Main definitions of ex in English

: ex1ex2

ex1

preposition

  • 1(of goods) sold direct from.

    ‘carpet tiles offered at a special price, ex stock’
  • 2Without; excluding.

    ‘the discount and market price are ex dividend’

Origin

Mid 19th century ( ex): from Latin, out of.

Pronunciation:

ex

/eks/

Main definitions of ex in English

: ex1ex2

ex2

noun

informal
  • A former husband, wife, or partner in a relationship.

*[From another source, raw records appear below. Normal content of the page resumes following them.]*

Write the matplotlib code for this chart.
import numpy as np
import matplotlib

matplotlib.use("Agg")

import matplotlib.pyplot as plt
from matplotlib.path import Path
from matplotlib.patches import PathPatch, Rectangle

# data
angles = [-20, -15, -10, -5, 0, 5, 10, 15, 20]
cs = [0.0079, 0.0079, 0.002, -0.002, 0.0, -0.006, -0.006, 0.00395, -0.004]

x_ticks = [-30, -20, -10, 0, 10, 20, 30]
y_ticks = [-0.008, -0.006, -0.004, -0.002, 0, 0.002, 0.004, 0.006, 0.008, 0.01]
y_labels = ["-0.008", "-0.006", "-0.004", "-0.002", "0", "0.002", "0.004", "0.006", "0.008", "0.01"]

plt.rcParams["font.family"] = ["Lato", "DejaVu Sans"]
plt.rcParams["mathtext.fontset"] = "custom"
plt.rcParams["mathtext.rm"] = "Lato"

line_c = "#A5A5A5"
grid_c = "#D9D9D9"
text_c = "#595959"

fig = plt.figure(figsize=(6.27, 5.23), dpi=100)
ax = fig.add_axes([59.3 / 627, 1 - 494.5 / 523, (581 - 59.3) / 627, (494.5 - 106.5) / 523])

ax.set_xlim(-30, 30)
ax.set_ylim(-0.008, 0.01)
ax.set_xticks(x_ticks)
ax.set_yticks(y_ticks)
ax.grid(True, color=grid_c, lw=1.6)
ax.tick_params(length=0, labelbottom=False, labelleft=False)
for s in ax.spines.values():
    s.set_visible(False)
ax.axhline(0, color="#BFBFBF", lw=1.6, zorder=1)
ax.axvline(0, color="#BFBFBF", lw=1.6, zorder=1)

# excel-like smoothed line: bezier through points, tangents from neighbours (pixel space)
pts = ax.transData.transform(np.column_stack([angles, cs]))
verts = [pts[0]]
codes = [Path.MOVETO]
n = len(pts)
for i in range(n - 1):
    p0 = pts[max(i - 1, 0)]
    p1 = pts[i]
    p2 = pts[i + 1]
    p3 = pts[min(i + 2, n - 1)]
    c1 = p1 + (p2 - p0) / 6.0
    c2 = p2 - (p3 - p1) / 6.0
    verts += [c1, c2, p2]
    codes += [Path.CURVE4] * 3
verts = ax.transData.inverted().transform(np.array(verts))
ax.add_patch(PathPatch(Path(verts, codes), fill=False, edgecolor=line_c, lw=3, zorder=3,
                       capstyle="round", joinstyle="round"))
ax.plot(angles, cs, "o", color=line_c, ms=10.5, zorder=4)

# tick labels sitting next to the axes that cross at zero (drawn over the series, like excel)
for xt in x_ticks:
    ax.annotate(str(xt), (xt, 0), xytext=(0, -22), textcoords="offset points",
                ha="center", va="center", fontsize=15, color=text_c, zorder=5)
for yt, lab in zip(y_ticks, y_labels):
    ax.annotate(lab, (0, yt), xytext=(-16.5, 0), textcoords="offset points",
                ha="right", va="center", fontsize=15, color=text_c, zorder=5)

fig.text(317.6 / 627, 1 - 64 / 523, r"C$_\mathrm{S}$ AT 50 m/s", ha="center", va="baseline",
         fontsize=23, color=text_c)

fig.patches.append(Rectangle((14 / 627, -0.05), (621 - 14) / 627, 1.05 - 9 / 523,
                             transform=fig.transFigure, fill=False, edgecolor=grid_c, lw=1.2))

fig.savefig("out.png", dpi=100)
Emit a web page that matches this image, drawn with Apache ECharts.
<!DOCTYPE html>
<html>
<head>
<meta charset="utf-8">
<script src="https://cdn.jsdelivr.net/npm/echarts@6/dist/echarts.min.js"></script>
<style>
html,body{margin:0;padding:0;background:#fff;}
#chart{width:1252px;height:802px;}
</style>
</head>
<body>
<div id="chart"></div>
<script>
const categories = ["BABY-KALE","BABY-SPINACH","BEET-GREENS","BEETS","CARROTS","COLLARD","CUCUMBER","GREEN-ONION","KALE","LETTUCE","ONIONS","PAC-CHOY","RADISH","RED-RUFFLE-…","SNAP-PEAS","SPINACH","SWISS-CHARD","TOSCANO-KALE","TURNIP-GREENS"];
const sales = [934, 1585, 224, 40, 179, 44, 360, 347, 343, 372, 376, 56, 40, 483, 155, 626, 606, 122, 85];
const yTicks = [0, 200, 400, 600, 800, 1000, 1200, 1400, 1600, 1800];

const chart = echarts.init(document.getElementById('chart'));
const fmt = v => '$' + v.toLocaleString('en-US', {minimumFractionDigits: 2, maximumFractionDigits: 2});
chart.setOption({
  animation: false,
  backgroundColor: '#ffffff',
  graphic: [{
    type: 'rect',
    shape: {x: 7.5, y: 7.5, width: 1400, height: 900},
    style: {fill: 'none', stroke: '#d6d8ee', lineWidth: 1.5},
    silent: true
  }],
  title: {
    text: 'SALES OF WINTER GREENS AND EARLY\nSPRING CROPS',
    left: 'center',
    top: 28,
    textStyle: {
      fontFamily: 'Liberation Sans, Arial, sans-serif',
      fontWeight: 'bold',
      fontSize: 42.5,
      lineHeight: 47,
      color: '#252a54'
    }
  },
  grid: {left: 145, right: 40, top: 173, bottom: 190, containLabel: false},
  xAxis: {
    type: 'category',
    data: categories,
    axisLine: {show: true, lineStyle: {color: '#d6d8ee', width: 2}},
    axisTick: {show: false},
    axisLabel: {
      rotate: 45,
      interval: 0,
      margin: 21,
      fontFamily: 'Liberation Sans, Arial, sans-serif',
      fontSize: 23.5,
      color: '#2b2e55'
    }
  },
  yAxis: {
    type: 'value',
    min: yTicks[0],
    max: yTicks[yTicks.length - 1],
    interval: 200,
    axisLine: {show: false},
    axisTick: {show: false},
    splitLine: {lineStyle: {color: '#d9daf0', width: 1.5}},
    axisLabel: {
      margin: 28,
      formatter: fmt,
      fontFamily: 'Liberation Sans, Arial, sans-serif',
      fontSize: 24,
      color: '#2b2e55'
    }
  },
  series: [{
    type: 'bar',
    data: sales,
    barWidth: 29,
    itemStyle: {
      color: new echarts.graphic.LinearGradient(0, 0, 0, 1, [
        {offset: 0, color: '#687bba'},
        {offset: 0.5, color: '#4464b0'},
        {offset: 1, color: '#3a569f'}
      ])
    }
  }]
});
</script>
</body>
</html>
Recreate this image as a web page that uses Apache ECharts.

    ‘I don't want my ex to spoil what I have now’
    • ‘This one friend has been shrieking about her exes, and in particular, how one of them just keeps bludging on her, and how she keeps him happy by giving him $500 a month.’
    • ‘I'd like to think that relations with exes could be dealt with efficiently, professionally and intelligently.’
    • ‘Issues with exes are even worse than issues with partners because you both think you aren't obliged to care.’
    • ‘In Quebec, unlike other provinces, common-law exes aren't eligible for alimony and the women's movement has never protested this.’
    • ‘They wonder about their current girlfriend's exes.’
    • ‘Don't limit your conversation to sports, sci-fi/ comics and your exes.’
    • ‘And come to think of it, a lot of my exes are liars.’
    • ‘And if we were to maintain these friendships with our exes, are we seeking to compare ourselves to their current partners in order to assert our self-worth?’
    • ‘Slagging off parents and exes to the kids is an endless loop; the people who suffer most are the children.’
    • ‘I have brunch with my partner and my exes - male and female - and their partners and our friends: a web of relationships makes us family.’
    • ‘We have good relationships with my exes (except for my youngest's father) and their parents.’
    • ‘Of course, once you do manage to establish a friendship with an ex, you then get to deal with the joys of how your new relationships handle your friendships with your exes.’
    • ‘It's not at all uncommon to meet poor men who have left behind a winding trail of exes and their unanticipated progeny.’
    • ‘Perhaps all single people should be forced on Valentine's Day to watch videos of their exes cavorting around with their new partners to make them think about what they had given away.’
    • ‘Students use it to research their papers, jilted lovers use it to stalk their exes - and journalists use it for just about everything.’
    • ‘I've been so fixated on his exes and my neurotic and unnecessary reactions to them that I haven't even considered the effect on him of my past dozens.’
    • ‘Before all the women who came before our wives or our exes, we were brothers.’
    • ‘No matter what subject they tackle (child porn, dodgy exes, rape) they rarely run adrift into cliches, and always manage to throw in some humour.’
    • ‘Now assume, as the survey does, that a large proportion (say half) of the ‘Separated’ figure consists of angry exes.’
    • ‘And people were delighted to send in their stories of their exes.’

Origin

Early 19th century: independent usage of ex-.